Rakesh Parikh

Personal information
- Full name: Rakesh Bipinbhai Parikh
- Born: 13 December 1963 (age 62) Halol, Gujarat, India
- Batting: Right-handed
- Role: Batsman

Domestic team information
- 1983/84–1995/96: Baroda

Career statistics
| Competition | FC | List A |
| Matches | 52 | 5 |
| Runs scored | 3,721 | 95 |
| Batting average | 45.37 | 19.00 |
| 100s/50s | 9/19 | 0/0 |
| Top score | 218 | 39 |
| Balls bowled | 42 | – |
| Wickets | 0 | – |
| Bowling average | – | – |
| 5 wickets in innings | – | – |
| 10 wickets in match | – | n/a |
| Best bowling | – | – |
| Catches/stumpings | 34/– | 1/– |
- Source: ESPNcricinfo, 7 February 2016

= Rakesh Parikh =

Indian first-class cricketer, born 1963

Rakesh Parikh (born 13 December 1963) is an Indian former first-class cricketer who played for Baroda. As of January 2016, he is a member of the Indian junior team selection committee.

==Career==
Parikh played as a right-handed opening batsman and appeared in 52 first-class and 5 List A matches. He scored more than 3700 first-class runs at an average of over 45 and nine hundreds, in a career lasted for 13 seasons starting from 1983–84 at the age of 21. He was the second-highest run-getter of the 1989–90 Ranji Trophy in which he scored 716 runs in 6 games at an average of 89.50 with three centuries. He also scored his personal best 218 in the same season, playing for West Zone against South Zone in the Duleep Trophy.
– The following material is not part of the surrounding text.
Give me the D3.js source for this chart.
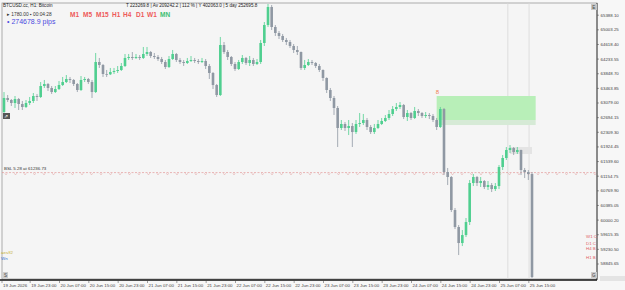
<!DOCTYPE html>
<html><head><meta charset="utf-8">
<script src="https://cdn.jsdelivr.net/npm/d3@7/dist/d3.min.js"></script>
<style>html,body{margin:0;padding:0;background:#f7f7f7;}svg{display:block;}</style>
</head><body>
<svg id="c" width="625" height="290"></svg>
<script>
const times = ["19 Jun 2026","19 Jun 23:00","20 Jun 07:00","20 Jun 15:00","20 Jun 23:00","21 Jun 07:00","21 Jun 15:00","21 Jun 23:00","22 Jun 07:00","22 Jun 15:00","22 Jun 23:00","23 Jun 07:00","23 Jun 15:00","23 Jun 23:00","24 Jun 07:00","24 Jun 15:00","24 Jun 23:00","25 Jun 07:00","25 Jun 15:00"];
const timeIdx = [0,7,15,23,31,39,47,55,63,71,79,87,95,103,111,119,127,135,143];
const priceTicks = [65388.10,65003.25,64618.40,64233.55,63848.70,63463.85,63079.00,62694.15,62309.30,61924.45,61539.60,61154.75,60769.90,60385.05,60000.20,59615.35,59230.50,58845.65];
const open = [62829,63198,63145,63066,63171,63040,62961,63066,63119,63250,63224,63513,63566,63461,63355,63434,63539,63618,63697,63671,63566,63408,63671,63697,63618,63355,64144,64065,63829,63820,63881,63908,63934,64039,64250,64276,64250,64276,64250,64355,64407,64302,64276,64223,64144,64013,64223,64355,64197,64144,64118,64171,64197,64171,64144,64171,64039,63855,63539,63276,64591,64407,64276,64092,63960,64144,64250,64118,64197,64092,64144,64644,65117,65591,65065,64907,64828,64723,64670,64565,64460,64407,63987,64065,64144,64118,64039,63934,63724,63408,63198,62935,62409,62514,62409,62461,62303,62514,62540,62619,62435,62303,62409,62514,62593,62672,62777,62908,62961,63013,62698,62803,62672,62856,62803,62724,62750,62724,62619,62435,62908,61251,61120,60252,59805,59384,59594,59936,60962,61120,60962,61015,60857,60909,60804,60883,61383,61620,61830,61882,61777,61830,61304,61251,61199];
const high = [63355,63276,63171,63250,63198,63119,63145,63224,63329,63303,63618,63671,63592,63513,63513,63645,63750,63802,63750,63697,63592,63776,63750,63724,63671,64381,64250,64092,63934,63987,63987,64039,64118,64355,64355,64407,64355,64328,64539,64539,64434,64381,64328,64276,64197,64302,64460,64381,64250,64197,64250,64302,64250,64223,64250,64223,64092,63881,63566,64802,64670,64460,64302,64144,64197,64328,64276,64302,64250,64223,64723,65196,65670,65643,65117,64960,64881,64776,64723,64618,64565,64420,64197,64223,64197,64144,64092,63950,63740,63461,63250,62987,62619,62566,62619,62540,62619,62803,62777,62672,62487,62514,62619,62672,62750,62882,62987,63066,63092,63040,62882,62829,62961,62908,62829,62829,62803,62777,62672,62961,62935,61357,61146,60305,59858,59726,60042,61041,61199,61146,61120,61041,61015,60962,60962,61435,61698,61909,61961,61909,61909,61840,61357,61304,61251];
const low = [62803,63092,62987,62935,62882,62882,62935,63013,63066,63119,63198,63461,63382,63303,63329,63408,63513,63592,63592,63513,63355,63382,63618,63566,63198,63329,63987,63750,63750,63802,63829,63855,63908,64013,64197,64197,64223,64197,64223,64302,64250,64223,64171,64092,63960,63987,64197,64144,64092,64039,64092,64144,64118,64092,64118,63960,63697,63434,63224,63250,64355,64197,64039,63908,63934,64092,64065,64039,64039,64065,64092,64565,65065,64986,64828,64749,64670,64591,64513,64381,64328,63934,63934,64039,64065,63987,63881,63645,63329,63119,62751,61909,62356,62330,62224,61909,62251,62435,62487,62356,62251,62251,62382,62487,62566,62619,62724,62856,62908,62645,62593,62619,62645,62724,62672,62672,62645,62566,62356,62409,61172,60909,60199,59752,59068,59305,59542,59858,60883,60883,60857,60804,60778,60725,60752,60804,61304,61567,61751,61698,61725,61172,61093,61041,58464];
const close = [63198,63145,63066,63171,63040,62961,63066,63119,63250,63224,63513,63566,63461,63355,63434,63539,63618,63697,63671,63566,63408,63671,63697,63618,63355,64144,64065,63829,63820,63881,63908,63934,64039,64250,64276,64250,64276,64250,64355,64407,64302,64276,64223,64144,64013,64223,64355,64197,64144,64118,64171,64197,64171,64144,64171,64039,63855,63539,63276,64591,64407,64276,64092,63960,64144,64250,64118,64197,64092,64144,64644,65117,65591,65065,64907,64828,64723,64670,64565,64460,64407,63987,64065,64144,64118,64039,63934,63724,63408,63198,62935,62409,62514,62409,62461,62303,62514,62540,62619,62435,62303,62409,62514,62593,62672,62777,62908,62961,63013,62698,62803,62672,62856,62803,62724,62750,62724,62619,62435,62908,61251,61120,60252,59805,59384,59594,59936,60962,61120,60962,61015,60857,60909,60804,60883,61383,61620,61830,61882,61777,61830,61304,61251,61199,58490];
const levelPrice = 61236.73;
const zoneTop = 63250, zoneBottom = 62487, zoneMid = 62619;
const zoneStart = 118, zoneEnd = 145;
const boxTop = 61909, boxBottom = 61725, boxStart = 138, boxEnd = 144;
const tfButtons = ["M1","M5","M15","H1","H4","D1","W1","MN"];

const svg = d3.select("#c");
const L = 2, R = 597, T = 3, B = 279;
const x = d3.scaleLinear().domain([0,144]).range([4,532]);
const y = d3.scaleLinear().domain([58845.65,65388.10]).range([263.5,14.7]);
const font = "Liberation Sans, Arial, sans-serif";

svg.append("rect").attr("x",0).attr("y",0).attr("width",625).attr("height",290).attr("fill","#f7f7f7");
svg.append("rect").attr("x",L).attr("y",T).attr("width",R-L).attr("height",B-T).attr("fill","#f5f5f5").attr("stroke","#9a9a9a").attr("stroke-width",0.8);

svg.append("defs").append("clipPath").attr("id","clip").append("rect").attr("x",L).attr("y",T).attr("width",R-L).attr("height",B-T);
const g = svg.append("g").attr("clip-path","url(#clip)");

// vertical lines
[x(137.4), x(143.2)].forEach(v=>{
  g.append("line").attr("x1",v).attr("x2",v).attr("y1",T).attr("y2",B).attr("stroke","#d8d8d8").attr("stroke-width",0.8);
});

// zone rectangles
g.append("rect").attr("x",x(zoneStart)).attr("y",y(zoneTop)).attr("width",x(zoneEnd)-x(zoneStart))
  .attr("height",y(zoneMid)-y(zoneTop)).attr("fill","#b8efb8");
g.append("rect").attr("x",x(zoneStart)).attr("y",y(zoneMid)).attr("width",x(zoneEnd)-x(zoneStart))
  .attr("height",y(zoneBottom)-y(zoneMid)).attr("fill","#d6ead6");
g.append("rect").attr("x",x(boxStart)).attr("y",y(boxTop)).attr("width",x(boxEnd)-x(boxStart))
  .attr("height",y(boxBottom)-y(boxTop)).attr("fill","#e4e4e4");
svg.append("text").attr("x",x(zoneStart)-1).attr("y",y(zoneTop)-2).attr("font-family",font).attr("font-size",6)
  .attr("fill","#f08050").text("8");

// level line
const ly = y(levelPrice);
g.append("line").attr("x1",L).attr("x2",R).attr("y1",ly).attr("y2",ly).attr("stroke","#e08a8a").attr("stroke-width",0.6).attr("stroke-dasharray","2,1.5");
const marks = d3.range(L+4, R, 9.5);
g.selectAll(".mk").data(marks).join("path").attr("d",d=>`M${d-1.2},${ly+0.6}L${d},${ly+2.4}L${d+1.2},${ly+0.6}`)
  .attr("fill","none").attr("stroke","#e0a0a0").attr("stroke-width",0.5);
svg.append("text").attr("x",4).attr("y",ly-2.5).attr("font-family",font).attr("font-size",4.4).attr("fill","#333").text("BSL 5.28 at 61236.73");

// candles
const n = close.length;
const data = d3.range(n).map(i=>({i,o:open[i],h:high[i],l:low[i],c:close[i]}));
const up = "#4fcf8f", dn = "#8f98a3";
const bw = 2.6;
g.selectAll(".wick").data(data).join("line")
  .attr("x1",d=>x(d.i)).attr("x2",d=>x(d.i)).attr("y1",d=>y(d.h)).attr("y2",d=>y(d.l))
  .attr("stroke",d=>d.c>=d.o?up:dn).attr("stroke-width",0.8);
g.selectAll(".body").data(data).join("rect")
  .attr("x",d=>x(d.i)-bw/2).attr("width",bw)
  .attr("y",d=>y(Math.max(d.o,d.c))).attr("height",d=>Math.max(0.8,Math.abs(y(d.o)-y(d.c))))
  .attr("fill",d=>d.c>=d.o?up:dn);

// right axis
const yAxis = d3.axisRight(y).tickValues(priceTicks).tickSize(2).tickFormat(d3.format(".2f"));
const ya = svg.append("g").attr("transform",`translate(${R},0)`).call(yAxis);
ya.select(".domain").attr("d",`M0,${T}V${B+1}`).attr("stroke","#222").attr("stroke-width",0.8);
ya.selectAll("line").attr("stroke","#444").attr("stroke-width",0.5);
ya.selectAll("text").attr("font-family",font).attr("font-size",4.4).attr("fill","#444").attr("x",3.5);

// bottom axis
const xAxis = d3.axisBottom(x).tickValues(timeIdx).tickSize(3).tickFormat((d,k)=>times[k]);
const xa = svg.append("g").attr("transform",`translate(0,${B+1})`).call(xAxis);
xa.select(".domain").attr("d",`M0,0H${R}`).attr("stroke","#111").attr("stroke-width",1.6);
xa.selectAll(".tick line").attr("stroke","#444").attr("stroke-width",0.5);
xa.selectAll("text").attr("font-family",font).attr("font-size",4.4).attr("fill","#444").attr("text-anchor","start").attr("dx",1).attr("y",4);
xa.selectAll(".tick").filter((d,k)=>k===0).attr("transform","translate(2,0)");

// header texts
svg.append("text").attr("x",3).attr("y",7).attr("font-family",font).attr("font-size",4.6).attr("fill","#222").text("BTCUSD.cc, H1:  Bitcoin");
svg.append("text").attr("x",126).attr("y",7).attr("font-family",font).attr("font-size",4.6).attr("fill","#222")
  .text("T 223269.8  |  Av 209242.2  |  112 %  |  Y 402063.0  |  5 day 252695.8");
svg.append("text").attr("x",7).attr("y",15.5).attr("font-family",font).attr("font-size",4.8).attr("fill","#333").text("▸ 1780.00 ▪  00:04:28");
svg.append("text").attr("x",7).attr("y",23.5).attr("font-family",font).attr("font-size",7).attr("fill","#4a4ae0").text("• 274678.9 pips");
const tfx = [70,83,96,112,123,136,147,160];
svg.selectAll(".tf").data(tfButtons).join("text").attr("x",(d,k)=>tfx[k]).attr("y",16.5)
  .attr("font-family",font).attr("font-size",6.5).attr("font-weight","bold")
  .attr("fill",d=>d==="MN"?"#3cbf70":"#ee5a5a").text(d=>d);

// small buttons
svg.append("rect").attr("x",591).attr("y",4).attr("width",6).attr("height",6).attr("fill","#c8c8c8");
svg.append("text").attr("x",592.3).attr("y",9).attr("font-family",font).attr("font-size",4.5).attr("fill","#444").text("E");
svg.append("rect").attr("x",3).attr("y",113).attr("width",7).attr("height",6).attr("fill","#555");
svg.append("text").attr("x",4.2).attr("y",118).attr("font-family",font).attr("font-size",4.5).attr("fill","#fff").text("⇗");
svg.append("rect").attr("x",3).attr("y",272).attr("width",5).attr("height",6).attr("fill","#ccc");
svg.append("text").attr("x",4).attr("y",277).attr("font-family",font).attr("font-size",4.5).attr("fill","#444").text("S");
svg.append("rect").attr("x",591).attr("y",272).attr("width",6).attr("height",6).attr("fill","#ccc");
svg.append("text").attr("x",592).attr("y",277).attr("font-family",font).attr("font-size",4.5).attr("fill","#444").text("G");
svg.append("rect").attr("x",600).attr("y",276).attr("width",25).attr("height",5).attr("fill","#e4e4e4");

// side labels
const sideLbl = [["W1 C",238],["D1 C",244.5],["H4 B",250],["H1 B",259]];
svg.selectAll(".sl").data(sideLbl).join("text").attr("x",586).attr("y",d=>d[1]).attr("font-family",font)
  .attr("font-size",4.4).attr("fill","#e06060").text(d=>d[0]);
svg.append("text").attr("x",1).attr("y",254).attr("font-family",font).attr("font-size",4.4).attr("fill","#c8b030").text("aes/f2");
svg.append("text").attr("x",1).attr("y",259.5).attr("font-family",font).attr("font-size",4.4).attr("fill","#3070d0").text("Wn");
</script>
</body></html>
Parikh worked with the Baroda Cricket Association (BCA) after retirement. He was a member of Indian junior team selection committee from 2006 to 2008. He was on the selection committee that selected Virat Kohli as the Indian captain for the 2008 Under-19 Cricket World Cup. He became the junior team selector for the second time in November 2015, before which he was the vice-president of BCA. He also worked on the National Cricket Academy Board appointed by the BCCI. Parikh was the Indian team manager on its Sri Lankan tour in August 2015.